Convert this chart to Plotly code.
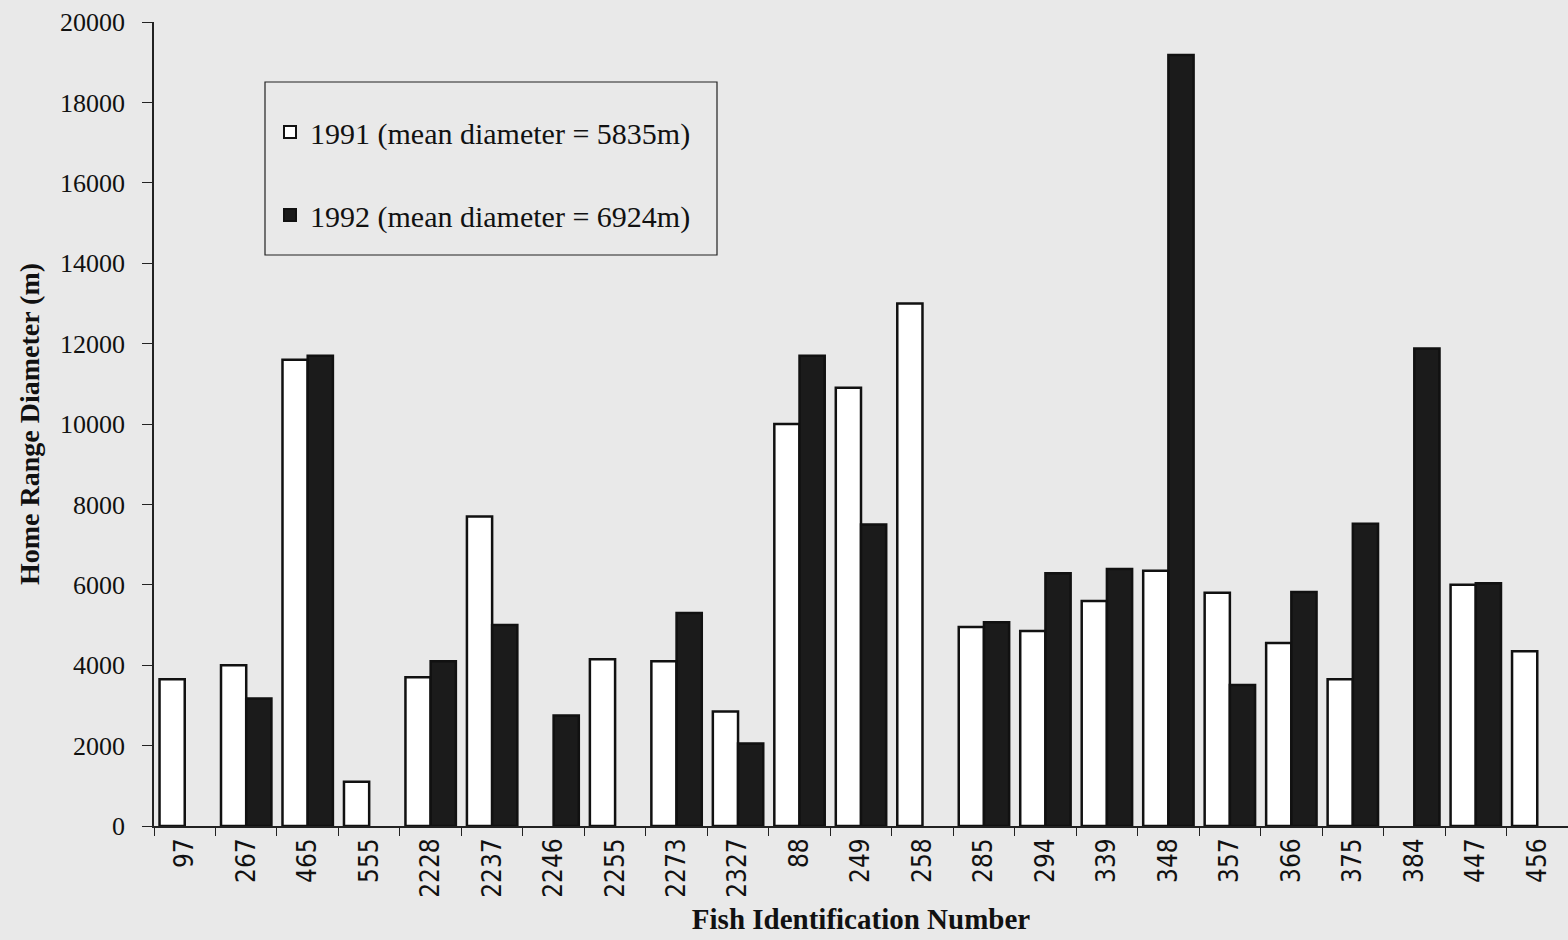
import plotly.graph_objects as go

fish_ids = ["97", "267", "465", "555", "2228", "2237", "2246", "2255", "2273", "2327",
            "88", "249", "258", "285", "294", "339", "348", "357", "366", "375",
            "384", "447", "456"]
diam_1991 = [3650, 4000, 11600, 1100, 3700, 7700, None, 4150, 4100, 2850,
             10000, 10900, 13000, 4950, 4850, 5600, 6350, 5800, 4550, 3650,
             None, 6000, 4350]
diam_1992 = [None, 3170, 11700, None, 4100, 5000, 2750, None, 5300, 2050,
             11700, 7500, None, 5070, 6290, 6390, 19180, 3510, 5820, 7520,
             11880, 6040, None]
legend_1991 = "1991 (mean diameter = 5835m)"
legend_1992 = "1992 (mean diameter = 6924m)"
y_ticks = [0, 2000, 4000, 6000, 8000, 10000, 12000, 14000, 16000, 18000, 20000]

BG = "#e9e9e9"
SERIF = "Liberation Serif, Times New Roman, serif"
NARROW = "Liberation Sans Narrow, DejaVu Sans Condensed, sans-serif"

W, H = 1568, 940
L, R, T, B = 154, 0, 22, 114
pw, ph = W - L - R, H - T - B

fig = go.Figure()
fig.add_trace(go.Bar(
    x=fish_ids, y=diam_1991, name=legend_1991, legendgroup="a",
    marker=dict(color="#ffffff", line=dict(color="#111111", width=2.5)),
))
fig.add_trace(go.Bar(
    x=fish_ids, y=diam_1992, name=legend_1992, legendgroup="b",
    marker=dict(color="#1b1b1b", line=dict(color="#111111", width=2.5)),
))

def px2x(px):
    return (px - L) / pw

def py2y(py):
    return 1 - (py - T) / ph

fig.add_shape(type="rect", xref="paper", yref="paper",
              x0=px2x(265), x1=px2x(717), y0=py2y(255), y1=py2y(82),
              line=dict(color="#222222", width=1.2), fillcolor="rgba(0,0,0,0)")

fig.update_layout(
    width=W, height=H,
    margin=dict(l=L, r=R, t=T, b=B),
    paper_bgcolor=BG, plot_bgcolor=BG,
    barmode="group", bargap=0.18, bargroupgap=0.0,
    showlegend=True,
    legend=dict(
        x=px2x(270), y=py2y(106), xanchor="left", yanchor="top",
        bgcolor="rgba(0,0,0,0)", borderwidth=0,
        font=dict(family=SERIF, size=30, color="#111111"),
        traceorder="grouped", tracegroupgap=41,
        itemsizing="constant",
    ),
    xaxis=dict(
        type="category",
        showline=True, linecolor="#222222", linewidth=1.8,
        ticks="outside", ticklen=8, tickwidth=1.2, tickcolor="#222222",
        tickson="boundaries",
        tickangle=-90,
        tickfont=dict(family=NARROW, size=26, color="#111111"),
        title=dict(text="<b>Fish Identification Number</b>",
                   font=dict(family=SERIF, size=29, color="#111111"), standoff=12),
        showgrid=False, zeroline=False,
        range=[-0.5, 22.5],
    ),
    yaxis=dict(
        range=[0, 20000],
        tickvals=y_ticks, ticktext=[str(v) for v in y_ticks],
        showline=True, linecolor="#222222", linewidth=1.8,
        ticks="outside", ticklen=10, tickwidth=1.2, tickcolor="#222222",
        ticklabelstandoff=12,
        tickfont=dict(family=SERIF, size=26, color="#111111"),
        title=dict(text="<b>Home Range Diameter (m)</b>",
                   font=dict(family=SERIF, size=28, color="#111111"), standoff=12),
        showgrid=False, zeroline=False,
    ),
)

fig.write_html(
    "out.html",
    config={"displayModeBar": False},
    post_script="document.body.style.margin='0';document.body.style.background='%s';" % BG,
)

*Short problem*.
Pictures are excluded; extract exactly the lines from the start of the data through the line that holds "return 1 - (py - T) / ph", both ends included.

*Solution to this problem*.
Convert this chart to Plotly code.
import plotly.graph_objects as go

fish_ids = ["97", "267", "465", "555", "2228", "2237", "2246", "2255", "2273", "2327",
            "88", "249", "258", "285", "294", "339", "348", "357", "366", "375",
            "384", "447", "456"]
diam_1991 = [3650, 4000, 11600, 1100, 3700, 7700, None, 4150, 4100, 2850,
             10000, 10900, 13000, 4950, 4850, 5600, 6350, 5800, 4550, 3650,
             None, 6000, 4350]
diam_1992 = [None, 3170, 11700, None, 4100, 5000, 2750, None, 5300, 2050,
             11700, 7500, None, 5070, 6290, 6390, 19180, 3510, 5820, 7520,
             11880, 6040, None]
legend_1991 = "1991 (mean diameter = 5835m)"
legend_1992 = "1992 (mean diameter = 6924m)"
y_ticks = [0, 2000, 4000, 6000, 8000, 10000, 12000, 14000, 16000, 18000, 20000]

BG = "#e9e9e9"
SERIF = "Liberation Serif, Times New Roman, serif"
NARROW = "Liberation Sans Narrow, DejaVu Sans Condensed, sans-serif"

W, H = 1568, 940
L, R, T, B = 154, 0, 22, 114
pw, ph = W - L - R, H - T - B

fig = go.Figure()
fig.add_trace(go.Bar(
    x=fish_ids, y=diam_1991, name=legend_1991, legendgroup="a",
    marker=dict(color="#ffffff", line=dict(color="#111111", width=2.5)),
))
fig.add_trace(go.Bar(
    x=fish_ids, y=diam_1992, name=legend_1992, legendgroup="b",
    marker=dict(color="#1b1b1b", line=dict(color="#111111", width=2.5)),
))

def px2x(px):
    return (px - L) / pw

def py2y(py):
    return 1 - (py - T) / ph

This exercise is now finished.